You have power over the element of water. At first glance, this may look simply like enhanced swimming – you can move through water like a shark, and can breathe water with no problem. These are free actions.

But it is much more than that – you can make water do your bidding. Purify a room or well-full of water, drown a person by making water pool in their lungs, and so on.

This is like Green Thumb or Earthworks, but for Water.

A power activation can grant significant, instant effects, or effects that last for a Scene. This depends on what you imagine and how the GM adjudicates.

34. Whispers from the Past

You have some spooky way of gaining information about things that have already happened. You might talk to corpses, talk to animals, sense things about objects with history, and so on.

Choose what your power is based on. When activating it, the GM gives you some baseline information, and you can then ask a number of yes/no questions equal to your Rank. You only get answers based on things the target could possibly know, and any “don’t know” answers don’t count against your questions.

The questions must all be asked in the same few moments. A later time requires a new activation of the power.

35. Wish

You can use this Power to do anything, at least anything the GM agrees can be done with a Power. Your Eldritch Rank is very important here.

This power should not be used for attacks, but for things like creating new lakes or splitting the continents.

Exactly what it can do depends on your power theme and should be very narrative in nature. It probably must be performed at a place of power, though you can create more minor, personal effects without one.

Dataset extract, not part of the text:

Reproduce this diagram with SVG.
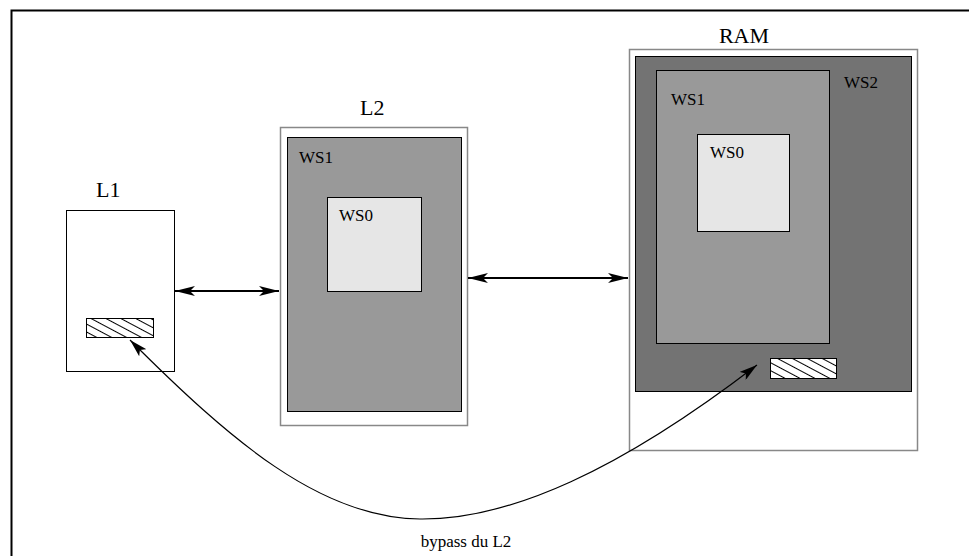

The GM rules will go into more detail on this one, since it’s the pinnacle of Power.

36. Advanced Power

You have made an advanced study of your power, which grants two benefits.

When making Uncanny Ability rolls about your specific power, you can use your Eldritch Rank if higher.

Additionally, spend this Power to use any other Power you already possess. This allows you to use some powers a second time in the same scene.

At the GM’s discretion, the GM might allow you to spend this Power to do things not covered by your existing Powers, but which do fit your theme.

Using Powers

If it’s something that can be resolved with a single roll, you succeed with a Legendary succeed.

f it’s something that is resolved with multiple rolls, you get the Power Bonus on every roll that relates to this power use for this Scene. It doesn’t guarantee success (but makes it a lot more likely) and lasts over multiple rolls.